TASK PROMPT - In the material below, list every line carrying the string "this".

RECORDS FOR THE EXERCISE -
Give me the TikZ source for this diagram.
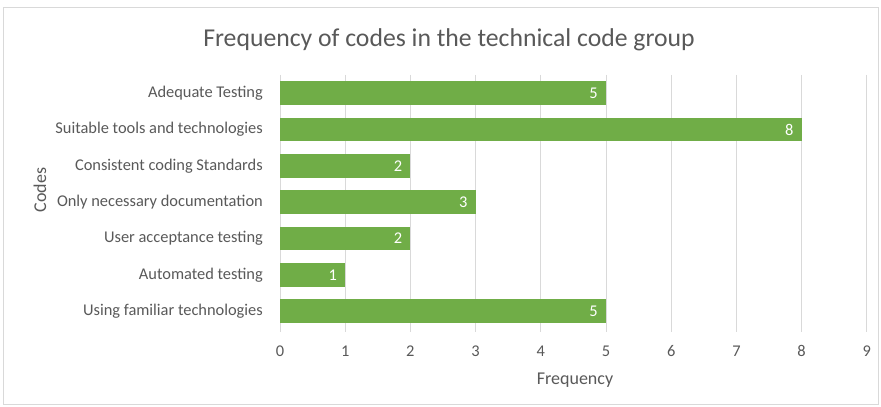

...

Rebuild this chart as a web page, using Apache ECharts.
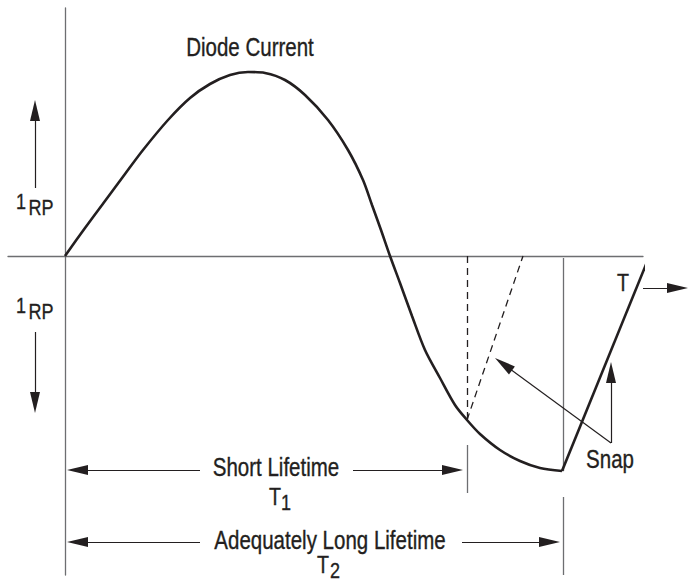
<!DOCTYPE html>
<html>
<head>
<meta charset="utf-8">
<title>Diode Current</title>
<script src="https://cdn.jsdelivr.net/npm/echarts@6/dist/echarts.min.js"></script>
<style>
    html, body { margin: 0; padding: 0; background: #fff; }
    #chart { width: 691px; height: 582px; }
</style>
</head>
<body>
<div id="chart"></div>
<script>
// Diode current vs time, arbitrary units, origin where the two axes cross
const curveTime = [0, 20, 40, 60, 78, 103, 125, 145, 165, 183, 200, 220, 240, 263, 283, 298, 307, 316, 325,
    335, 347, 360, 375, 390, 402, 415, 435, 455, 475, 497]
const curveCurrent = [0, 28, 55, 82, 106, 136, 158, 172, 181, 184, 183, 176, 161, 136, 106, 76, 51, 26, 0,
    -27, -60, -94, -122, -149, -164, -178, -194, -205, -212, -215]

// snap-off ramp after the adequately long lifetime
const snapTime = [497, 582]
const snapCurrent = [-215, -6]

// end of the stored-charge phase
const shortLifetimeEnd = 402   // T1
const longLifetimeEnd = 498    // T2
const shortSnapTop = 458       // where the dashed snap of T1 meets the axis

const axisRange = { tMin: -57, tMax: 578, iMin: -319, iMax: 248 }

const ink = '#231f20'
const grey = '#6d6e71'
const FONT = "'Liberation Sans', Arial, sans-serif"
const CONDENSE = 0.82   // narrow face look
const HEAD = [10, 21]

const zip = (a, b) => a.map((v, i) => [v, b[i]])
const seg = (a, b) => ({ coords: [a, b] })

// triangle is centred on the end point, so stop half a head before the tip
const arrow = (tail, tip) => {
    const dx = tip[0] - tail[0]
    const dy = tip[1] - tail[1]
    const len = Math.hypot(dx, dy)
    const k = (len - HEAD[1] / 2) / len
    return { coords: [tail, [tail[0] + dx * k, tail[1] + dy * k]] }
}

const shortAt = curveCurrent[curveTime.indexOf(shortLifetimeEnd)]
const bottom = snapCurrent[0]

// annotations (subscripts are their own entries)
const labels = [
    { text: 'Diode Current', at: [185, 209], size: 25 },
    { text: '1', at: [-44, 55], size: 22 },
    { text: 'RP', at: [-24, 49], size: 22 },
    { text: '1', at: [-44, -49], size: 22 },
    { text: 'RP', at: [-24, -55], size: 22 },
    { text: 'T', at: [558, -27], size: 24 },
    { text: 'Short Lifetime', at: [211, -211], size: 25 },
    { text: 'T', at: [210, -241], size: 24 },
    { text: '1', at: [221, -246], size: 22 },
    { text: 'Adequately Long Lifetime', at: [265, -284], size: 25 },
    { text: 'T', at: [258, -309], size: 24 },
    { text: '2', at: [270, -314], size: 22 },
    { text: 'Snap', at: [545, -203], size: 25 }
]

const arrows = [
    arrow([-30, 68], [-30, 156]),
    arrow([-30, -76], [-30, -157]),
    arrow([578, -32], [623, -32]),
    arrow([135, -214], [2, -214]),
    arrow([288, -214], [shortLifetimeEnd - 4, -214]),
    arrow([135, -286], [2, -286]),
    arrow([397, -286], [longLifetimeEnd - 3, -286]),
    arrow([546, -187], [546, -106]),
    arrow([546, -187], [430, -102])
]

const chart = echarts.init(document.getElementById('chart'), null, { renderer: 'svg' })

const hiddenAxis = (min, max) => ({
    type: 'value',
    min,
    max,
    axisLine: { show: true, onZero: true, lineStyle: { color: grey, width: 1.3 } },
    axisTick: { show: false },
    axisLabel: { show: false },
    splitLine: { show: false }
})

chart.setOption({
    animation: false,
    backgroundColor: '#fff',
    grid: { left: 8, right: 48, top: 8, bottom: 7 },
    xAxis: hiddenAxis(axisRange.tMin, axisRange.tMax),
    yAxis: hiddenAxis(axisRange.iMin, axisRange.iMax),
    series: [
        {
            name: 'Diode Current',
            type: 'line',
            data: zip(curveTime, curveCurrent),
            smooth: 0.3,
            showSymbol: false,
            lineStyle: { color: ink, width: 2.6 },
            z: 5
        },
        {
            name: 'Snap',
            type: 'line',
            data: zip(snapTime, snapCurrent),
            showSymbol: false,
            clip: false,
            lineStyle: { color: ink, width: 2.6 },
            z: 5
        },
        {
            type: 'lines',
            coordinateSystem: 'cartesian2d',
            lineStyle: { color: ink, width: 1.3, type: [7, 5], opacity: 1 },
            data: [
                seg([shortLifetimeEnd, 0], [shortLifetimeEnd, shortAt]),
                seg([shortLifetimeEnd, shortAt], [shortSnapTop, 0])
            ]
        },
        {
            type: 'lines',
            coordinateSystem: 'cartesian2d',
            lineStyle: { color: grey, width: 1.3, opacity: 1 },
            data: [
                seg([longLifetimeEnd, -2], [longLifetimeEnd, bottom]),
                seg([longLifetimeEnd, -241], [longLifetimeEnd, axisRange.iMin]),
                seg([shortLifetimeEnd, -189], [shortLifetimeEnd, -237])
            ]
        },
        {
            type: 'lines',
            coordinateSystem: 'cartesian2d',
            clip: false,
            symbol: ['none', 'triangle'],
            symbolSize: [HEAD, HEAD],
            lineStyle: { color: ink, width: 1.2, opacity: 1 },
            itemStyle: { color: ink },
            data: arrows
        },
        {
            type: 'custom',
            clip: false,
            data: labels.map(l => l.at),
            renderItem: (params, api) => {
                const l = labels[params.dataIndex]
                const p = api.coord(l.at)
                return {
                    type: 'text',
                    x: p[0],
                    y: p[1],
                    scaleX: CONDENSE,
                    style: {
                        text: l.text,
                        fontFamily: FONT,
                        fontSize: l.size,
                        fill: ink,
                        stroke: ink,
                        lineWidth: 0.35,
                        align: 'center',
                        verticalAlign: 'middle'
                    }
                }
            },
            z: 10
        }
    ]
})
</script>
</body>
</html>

ANSWER FOR THE TASK -
Give me the TikZ source for this diagram.
Rebuild this chart as a web page, using Apache ECharts.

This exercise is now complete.